*Provided material*:
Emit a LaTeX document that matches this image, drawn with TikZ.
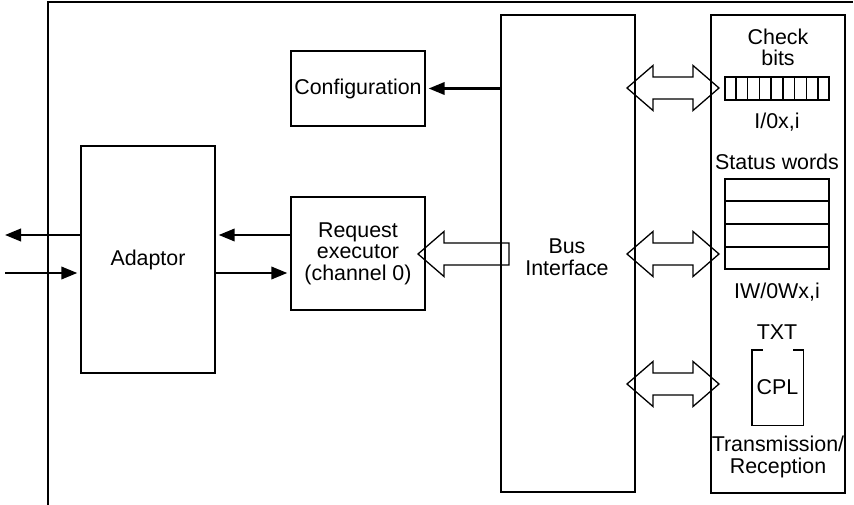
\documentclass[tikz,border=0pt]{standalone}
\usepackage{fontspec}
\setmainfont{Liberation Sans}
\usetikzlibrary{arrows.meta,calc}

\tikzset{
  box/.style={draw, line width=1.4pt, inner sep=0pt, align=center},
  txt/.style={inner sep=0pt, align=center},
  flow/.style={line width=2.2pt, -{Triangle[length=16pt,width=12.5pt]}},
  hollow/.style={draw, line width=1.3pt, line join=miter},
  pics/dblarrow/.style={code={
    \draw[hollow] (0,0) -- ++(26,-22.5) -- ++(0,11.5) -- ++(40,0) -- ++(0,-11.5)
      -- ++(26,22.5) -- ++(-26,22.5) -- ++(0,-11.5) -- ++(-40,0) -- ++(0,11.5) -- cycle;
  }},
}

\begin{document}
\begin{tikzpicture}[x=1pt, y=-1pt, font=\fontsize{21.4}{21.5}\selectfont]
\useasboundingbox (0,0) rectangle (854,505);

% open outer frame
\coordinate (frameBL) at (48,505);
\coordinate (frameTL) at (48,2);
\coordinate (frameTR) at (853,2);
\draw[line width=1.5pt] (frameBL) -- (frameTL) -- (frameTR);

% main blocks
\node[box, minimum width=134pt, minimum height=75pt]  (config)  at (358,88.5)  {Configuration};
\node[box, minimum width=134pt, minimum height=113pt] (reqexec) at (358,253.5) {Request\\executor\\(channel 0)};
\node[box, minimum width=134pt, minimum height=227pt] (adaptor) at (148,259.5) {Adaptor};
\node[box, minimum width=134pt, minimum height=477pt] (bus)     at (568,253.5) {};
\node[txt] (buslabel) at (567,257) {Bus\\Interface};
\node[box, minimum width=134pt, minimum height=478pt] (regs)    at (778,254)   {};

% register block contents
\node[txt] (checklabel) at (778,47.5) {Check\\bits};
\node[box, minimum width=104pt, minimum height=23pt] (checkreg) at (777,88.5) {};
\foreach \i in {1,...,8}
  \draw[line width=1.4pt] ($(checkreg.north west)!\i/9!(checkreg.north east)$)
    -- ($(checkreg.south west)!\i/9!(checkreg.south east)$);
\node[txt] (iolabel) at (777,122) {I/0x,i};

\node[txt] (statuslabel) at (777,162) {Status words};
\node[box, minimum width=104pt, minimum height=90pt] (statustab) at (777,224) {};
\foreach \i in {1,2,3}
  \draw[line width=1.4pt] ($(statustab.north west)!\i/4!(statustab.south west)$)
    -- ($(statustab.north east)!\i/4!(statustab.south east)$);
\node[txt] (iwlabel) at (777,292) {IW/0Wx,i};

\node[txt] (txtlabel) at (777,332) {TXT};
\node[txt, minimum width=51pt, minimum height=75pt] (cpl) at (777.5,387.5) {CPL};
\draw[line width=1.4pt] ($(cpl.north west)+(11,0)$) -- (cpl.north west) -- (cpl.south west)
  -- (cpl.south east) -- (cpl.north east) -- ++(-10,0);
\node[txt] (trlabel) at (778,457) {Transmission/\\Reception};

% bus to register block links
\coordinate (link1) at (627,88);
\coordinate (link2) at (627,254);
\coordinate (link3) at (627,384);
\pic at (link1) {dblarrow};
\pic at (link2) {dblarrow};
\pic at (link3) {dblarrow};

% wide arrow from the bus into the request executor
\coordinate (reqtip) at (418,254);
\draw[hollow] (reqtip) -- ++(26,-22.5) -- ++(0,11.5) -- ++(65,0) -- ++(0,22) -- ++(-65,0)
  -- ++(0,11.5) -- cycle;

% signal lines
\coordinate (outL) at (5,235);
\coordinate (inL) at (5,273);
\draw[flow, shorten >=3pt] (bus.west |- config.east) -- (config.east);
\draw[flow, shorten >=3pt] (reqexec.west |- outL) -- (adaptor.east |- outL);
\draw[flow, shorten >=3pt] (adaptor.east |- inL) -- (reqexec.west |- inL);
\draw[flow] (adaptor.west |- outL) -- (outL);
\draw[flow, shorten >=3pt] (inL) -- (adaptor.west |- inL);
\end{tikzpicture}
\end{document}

*Short problem*: Word for word, quote the full listing, omitting every picture.

*Written response*:
Emit a LaTeX document that matches this image, drawn with TikZ.
\documentclass[tikz,border=0pt]{standalone}
\usepackage{fontspec}
\setmainfont{Liberation Sans}
\usetikzlibrary{arrows.meta,calc}

\tikzset{
  box/.style={draw, line width=1.4pt, inner sep=0pt, align=center},
  txt/.style={inner sep=0pt, align=center},
  flow/.style={line width=2.2pt, -{Triangle[length=16pt,width=12.5pt]}},
  hollow/.style={draw, line width=1.3pt, line join=miter},
  pics/dblarrow/.style={code={
    \draw[hollow] (0,0) -- ++(26,-22.5) -- ++(0,11.5) -- ++(40,0) -- ++(0,-11.5)
      -- ++(26,22.5) -- ++(-26,22.5) -- ++(0,-11.5) -- ++(-40,0) -- ++(0,11.5) -- cycle;
  }},
}

\begin{document}
\begin{tikzpicture}[x=1pt, y=-1pt, font=\fontsize{21.4}{21.5}\selectfont]
\useasboundingbox (0,0) rectangle (854,505);

% open outer frame
\coordinate (frameBL) at (48,505);
\coordinate (frameTL) at (48,2);
\coordinate (frameTR) at (853,2);
\draw[line width=1.5pt] (frameBL) -- (frameTL) -- (frameTR);

% main blocks
\node[box, minimum width=134pt, minimum height=75pt]  (config)  at (358,88.5)  {Configuration};
\node[box, minimum width=134pt, minimum height=113pt] (reqexec) at (358,253.5) {Request\\executor\\(channel 0)};
\node[box, minimum width=134pt, minimum height=227pt] (adaptor) at (148,259.5) {Adaptor};
\node[box, minimum width=134pt, minimum height=477pt] (bus)     at (568,253.5) {};
\node[txt] (buslabel) at (567,257) {Bus\\Interface};
\node[box, minimum width=134pt, minimum height=478pt] (regs)    at (778,254)   {};

% register block contents
\node[txt] (checklabel) at (778,47.5) {Check\\bits};
\node[box, minimum width=104pt, minimum height=23pt] (checkreg) at (777,88.5) {};
\foreach \i in {1,...,8}
  \draw[line width=1.4pt] ($(checkreg.north west)!\i/9!(checkreg.north east)$)
    -- ($(checkreg.south west)!\i/9!(checkreg.south east)$);
\node[txt] (iolabel) at (777,122) {I/0x,i};

\node[txt] (statuslabel) at (777,162) {Status words};
\node[box, minimum width=104pt, minimum height=90pt] (statustab) at (777,224) {};
\foreach \i in {1,2,3}
  \draw[line width=1.4pt] ($(statustab.north west)!\i/4!(statustab.south west)$)
    -- ($(statustab.north east)!\i/4!(statustab.south east)$);
\node[txt] (iwlabel) at (777,292) {IW/0Wx,i};

\node[txt] (txtlabel) at (777,332) {TXT};
\node[txt, minimum width=51pt, minimum height=75pt] (cpl) at (777.5,387.5) {CPL};
\draw[line width=1.4pt] ($(cpl.north west)+(11,0)$) -- (cpl.north west) -- (cpl.south west)
  -- (cpl.south east) -- (cpl.north east) -- ++(-10,0);
\node[txt] (trlabel) at (778,457) {Transmission/\\Reception};

% bus to register block links
\coordinate (link1) at (627,88);
\coordinate (link2) at (627,254);
\coordinate (link3) at (627,384);
\pic at (link1) {dblarrow};
\pic at (link2) {dblarrow};
\pic at (link3) {dblarrow};

% wide arrow from the bus into the request executor
\coordinate (reqtip) at (418,254);
\draw[hollow] (reqtip) -- ++(26,-22.5) -- ++(0,11.5) -- ++(65,0) -- ++(0,22) -- ++(-65,0)
  -- ++(0,11.5) -- cycle;

% signal lines
\coordinate (outL) at (5,235);
\coordinate (inL) at (5,273);
\draw[flow, shorten >=3pt] (bus.west |- config.east) -- (config.east);
\draw[flow, shorten >=3pt] (reqexec.west |- outL) -- (adaptor.east |- outL);
\draw[flow, shorten >=3pt] (adaptor.east |- inL) -- (reqexec.west |- inL);
\draw[flow] (adaptor.west |- outL) -- (outL);
\draw[flow, shorten >=3pt] (inL) -- (adaptor.west |- inL);
\end{tikzpicture}
\end{document}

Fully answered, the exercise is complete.